TB 未だに民主国家と呼べるかどうかはわかりません(苦笑)。私が若い頃は、政治による検閲によって、私たちは苦しめられていました。しかし、今は市場による検閲に私たちは苦しめられています。政治に苦しめられるのか、市場に苦しめられるか、どちらの方が良いのかは皆さんにお任せします。私たちは、今もまだ民主主義のために戦い続けているのです。
・『ファミリー・ネスト』 Családi tűzfészek 1977年/ハンガリー/モノクロ/1:1.37/105分
住宅難のブダペストで夫の両親と同居する若い夫婦の姿を16ミリカメラを用いてドキュメンタリータッチで5日間で撮影した、22歳の鮮烈なデビュー作。
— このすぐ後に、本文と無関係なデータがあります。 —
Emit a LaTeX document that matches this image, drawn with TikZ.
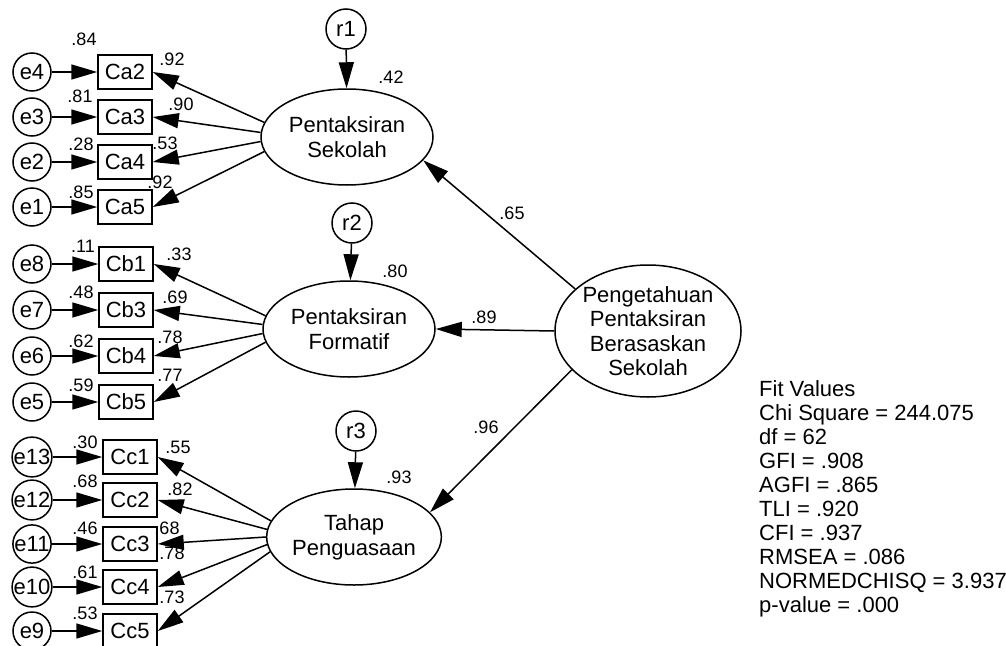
\documentclass[tikz,border=0pt]{standalone}
\usepackage{fontspec}
\setmainfont{Liberation Sans}
\usetikzlibrary{arrows.meta,shapes.geometric}

\tikzset{
  obs/.style={draw, line width=1.5pt, minimum width=54pt, minimum height=34pt,
    inner sep=0pt, font=\fontsize{22}{25}\selectfont},
  err/.style={draw, circle, line width=1.5pt, minimum size=38pt, inner sep=0pt,
    font=\fontsize{22}{25}\selectfont},
  res/.style={err, minimum size=40pt},
  lat/.style={draw, ellipse, line width=1.5pt, minimum width=172pt,
    minimum height=96pt, inner sep=0pt, align=center,
    font=\fontsize{22}{25}\selectfont},
  est/.style={inner sep=0pt, font=\fontsize{18}{20}\selectfont},
  arr/.style={line width=1.5pt, -{Triangle[length=26pt,width=15pt]}},
}

\begin{document}
\begin{tikzpicture}[x=1pt,y=-1pt]
  \useasboundingbox (0,0) rectangle (1006,645);

  % latent variables
  \node[lat] (sek) at (347,137) {Pentaksiran\\Sekolah};
  \node[lat] (for) at (349,329) {Pentaksiran\\Formatif};
  \node[lat] (tah) at (354,537) {Tahap\\Penguasaan};
  \node[lat, minimum width=186pt, minimum height=132pt, font=\fontsize{22}{24.5}\selectfont]
    (main) at (648,331) {Pengetahuan\\Pentaksiran\\Berasaskan\\Sekolah};

  % residuals
  \node[res] (r1) at (346,29) {r1};
  \node[res] (r2) at (352,223) {r2};
  \node[res] (r3) at (356,431) {r3};

  % indicators Ca
  \node[obs] (ca2) at (125,72) {Ca2};
  \node[obs] (ca3) at (125,117) {Ca3};
  \node[obs] (ca4) at (125,162) {Ca4};
  \node[obs] (ca5) at (125,207) {Ca5};
  \node[err] (e4) at (32,72) {e4};
  \node[err] (e3) at (32,117) {e3};
  \node[err] (e2) at (32,162) {e2};
  \node[err] (e1) at (32,207) {e1};

  % indicators Cb
  \node[obs] (cb1) at (126,264) {Cb1};
  \node[obs] (cb3) at (126,310) {Cb3};
  \node[obs] (cb4) at (126,356) {Cb4};
  \node[obs] (cb5) at (126,402) {Cb5};
  \node[err] (e8) at (32,264) {e8};
  \node[err] (e7) at (32,310) {e7};
  \node[err] (e6) at (32,356) {e6};
  \node[err] (e5) at (32,402) {e5};

  % indicators Cc
  \node[obs] (cc1) at (130,457) {Cc1};
  \node[obs] (cc2) at (130,500) {Cc2};
  \node[obs] (cc3) at (130,544) {Cc3};
  \node[obs] (cc4) at (130,587) {Cc4};
  \node[obs] (cc5) at (130,631) {Cc5};
  \node[err] (e13) at (32,457) {e13};
  \node[err] (e12) at (32,500) {e12};
  \node[err] (e11) at (32,544) {e11};
  \node[err] (e10) at (32,587) {e10};
  \node[err] (e9) at (32,631) {e9};

  % structural paths
  \draw[arr] (main.150) -- (sek.-17);
  \draw[arr] (main.west) -- (for.east);
  \draw[arr] (main.-153) -- (tah.18);
  \draw[arr] (r1) -- (sek);
  \draw[arr] (r2) -- (for);
  \draw[arr] (r3) -- (tah);

  % measurement paths
  \draw[arr] (sek.170) -- (ca2.east);
  \draw[arr] (sek.177) -- (ca3.east);
  \draw[arr] (sek.183) -- (ca4.east);
  \draw[arr] (sek.190) -- (ca5.east);
  \draw[arr] (for.171) -- (cb1.east);
  \draw[arr] (for.177) -- (cb3.east);
  \draw[arr] (for.183) -- (cb4.east);
  \draw[arr] (for.189) -- (cb5.east);
  \draw[arr] (tah.169) -- (cc1.east);
  \draw[arr] (tah.175) -- (cc2.east);
  \draw[arr] (tah.180) -- (cc3.east);
  \draw[arr] (tah.185) -- (cc4.east);
  \draw[arr] (tah.190) -- (cc5.east);
  \draw[arr] (e4) -- (ca2);
  \draw[arr] (e3) -- (ca3);
  \draw[arr] (e2) -- (ca4);
  \draw[arr] (e1) -- (ca5);
  \draw[arr] (e8) -- (cb1);
  \draw[arr] (e7) -- (cb3);
  \draw[arr] (e6) -- (cb4);
  \draw[arr] (e5) -- (cb5);
  \draw[arr] (e13) -- (cc1);
  \draw[arr] (e12) -- (cc2);
  \draw[arr] (e11) -- (cc3);
  \draw[arr] (e10) -- (cc4);
  \draw[arr] (e9) -- (cc5);

  % estimates
  \node[est] (sq1) at (391,77) {.42};
  \node[est] (sq2) at (395,271) {.80};
  \node[est] (sq3) at (399,477) {.93};
  \node[est] (w1) at (512,213) {.65};
  \node[est] (w2) at (484,317) {.89};
  \node[est] (w3) at (486,427) {.96};

  \node[est] (sca2) at (84,39) {.84};
  \node[est] (lca2) at (172,59) {.92};
  \node[est] (sca3) at (80,96) {.81};
  \node[est] (lca3) at (181,104) {.90};
  \node[est] (sca4) at (81,144) {.28};
  \node[est] (lca4) at (165,143) {.53};
  \node[est] (sca5) at (81,192) {.85};
  \node[est] (lca5) at (160,182) {.92};

  \node[est] (scb1) at (83,246) {.11};
  \node[est] (lcb1) at (179,254) {.33};
  \node[est] (scb3) at (81,292) {.48};
  \node[est] (lcb3) at (175,297) {.69};
  \node[est] (scb4) at (81,341) {.62};
  \node[est] (lcb4) at (170,337) {.78};
  \node[est] (scb5) at (81,385) {.59};
  \node[est] (lcb5) at (170,375) {.77};

  \node[est] (scc1) at (85,442) {.30};
  \node[est] (lcc1) at (178,447) {.55};
  \node[est] (scc2) at (85,481) {.68};
  \node[est] (lcc2) at (180,489) {.82};
  \node[est] (scc3) at (85,528) {.46};
  \node[est] (lcc3) at (167,528) {.68};
  \node[est] (scc4) at (85,572) {.61};
  \node[est] (lcc4) at (172,553) {.78};
  \node[est] (scc5) at (85,613) {.53};
  \node[est] (lcc5) at (172,597) {.73};

  % fit values
  \node[anchor=north west, inner sep=0pt, align=left,
    font=\fontsize{22}{24}\selectfont] (fitval) at (759,380)
    {Fit Values\\Chi Square = 244.075\\df = 62\\GFI = .908\\AGFI = .865\\
     TLI = .920\\CFI = .937\\RMSEA = .086\\NORMEDCHISQ = 3.937\\p-value = .000};
\end{tikzpicture}
\end{document}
不法占拠している労働者を追い立てる警察官の暴力を8ミリカメラで撮影して逮捕されたタル・ベーラ自身の経験を基にしている。
・『アウトサイダー』 Szabadgyalog 1981年/ハンガリー/カラー/1:1.37/128分
社会に適合できないミュージシャンの姿を描いた監督第2作にして、珍しいカラー作品。この作品がきっかけで、タル・ベーラは国家当局より目をつけられることになる。本作以降すべての作品で編集を担当するフラニツキー・アーグネシュが初めて参加。
・『ダムネーション/天罰』 Kárhozat 1988年/ハンガリー/モノクロ/1:1.66/121分
荒廃した鉱山の町で不倫、騙し、裏切りが渦巻き、罪に絡みとられて破滅していく人々の姿を『サタンタンゴ』も手掛けた撮影監督メドヴィジ・ガーボルがモノクロームで捉えた。クラスナホルカイ・ラースローが初めて脚本を手掛け、ラースロー(脚本)、ヴィーグ・ミハーイ(音楽)が揃い、"タル・ベーラ スタイル"を確立させた記念碑的作品。